Il convient toutefois de distinguer ces formes de citoyenneté institutionnelle des engagements militants ou civiques (mobilisations associatives, environnementales ou numériques, comme #MeToo ou les mouvements écologistes). Ces dernières traduisent une expression sociale de la citoyenneté, mais ne se confondent pas avec le lien politique formalisé qui unit l’individu à l’État et à la communauté nationale.

À retenir

Les liens de citoyenneté expriment l’intégration institutionnelle des individus dans la communauté politique : ils assurent la protection par le droit et la reconnaissance de chacun comme membre à part entière de la société.

Protection et reconnaissance : deux dimensions de l’intégration selon Paugam

Dans sa typologie, Serge Paugam montre que les différents liens sociaux assurent l’intégration en combinant protection (contre la vulnérabilité) et reconnaissance (le fait d’être estimé et compté dans le collectif).

  • Les liens de filiation apportent la sécurité affective et la continuité des repères.

  • Les liens électifs offrent estime et appartenance par choix.

  • Les liens organiques assurent l’insertion économique et la reconnaissance professionnelle.

  • Les liens de citoyenneté garantissent l’égalité juridique et la protection sociale.

Quand ces liens se cumulent, l’intégration est forte. À l’inverse, leur fragilisation — isolement familial, rupture professionnelle, retrait civique — conduit à la désaffiliation et à l’exclusion.

À retenir

Pour Paugam, l’équilibre entre protection et reconnaissance détermine la solidité du lien social. Leur affaiblissement cumulé engendre la vulnérabilité et la marginalisation.

Exemples de sociabilités contemporaines

Les formes actuelles de sociabilité reflètent la diversification des liens :

  • Les familles recomposées ou homoparentales réinventent les solidarités de filiation.

  • Les communautés amicales et associatives, parfois soutenues par les réseaux numériques, élargissent le champ des liens électifs.

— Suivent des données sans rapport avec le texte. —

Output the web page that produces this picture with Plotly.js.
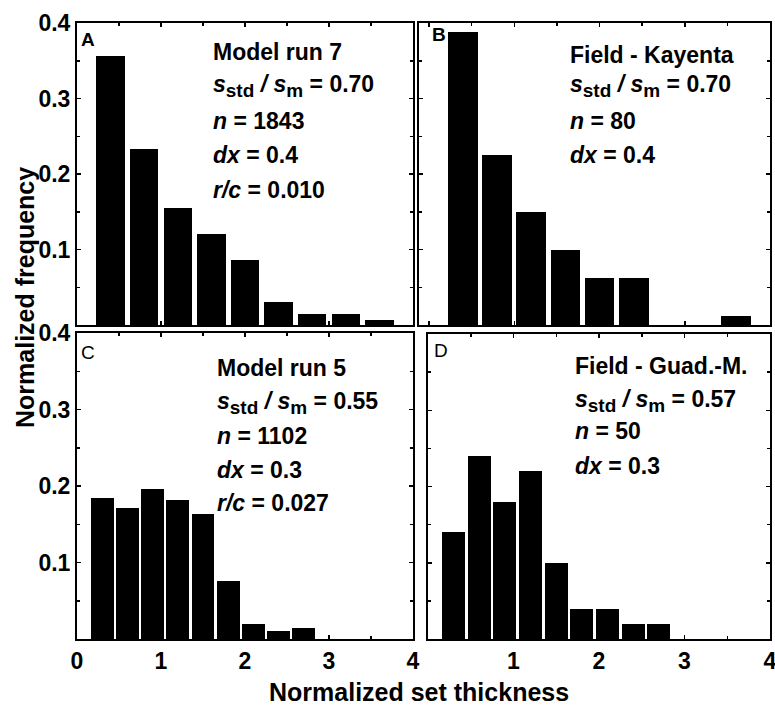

  • Les formes d’emploi hybrides (coopératives, indépendants collaborant en ligne) renouvellent la participation organique.

  • Enfin, les formes d’engagement civique — bénévolat, participation locale, mouvements associatifs — traduisent une volonté de renforcer les liens collectifs dans un cadre complémentaire à la citoyenneté institutionnelle.

À retenir

Les sociabilités contemporaines montrent que, même dans un contexte de mobilité et d’individualisation, les individus continuent de tisser des liens multiples pour être à la fois protégés et reconnus.

Conclusion

La typologie de Serge Paugam éclaire la manière dont les sociétés assurent leur cohésion à travers des formes variées d’intégration. Les liens de filiation, de participation élective, de participation organique et de citoyenneté ne sont pas de simples relations interpersonnelles : ils expriment les fondements de la solidarité sociale. En garantissant à chacun à la fois protection et reconnaissance, ces liens permettent de comprendre pourquoi certaines situations renforcent l’inclusion tandis que d’autres produisent la fragilité et l’exclusion.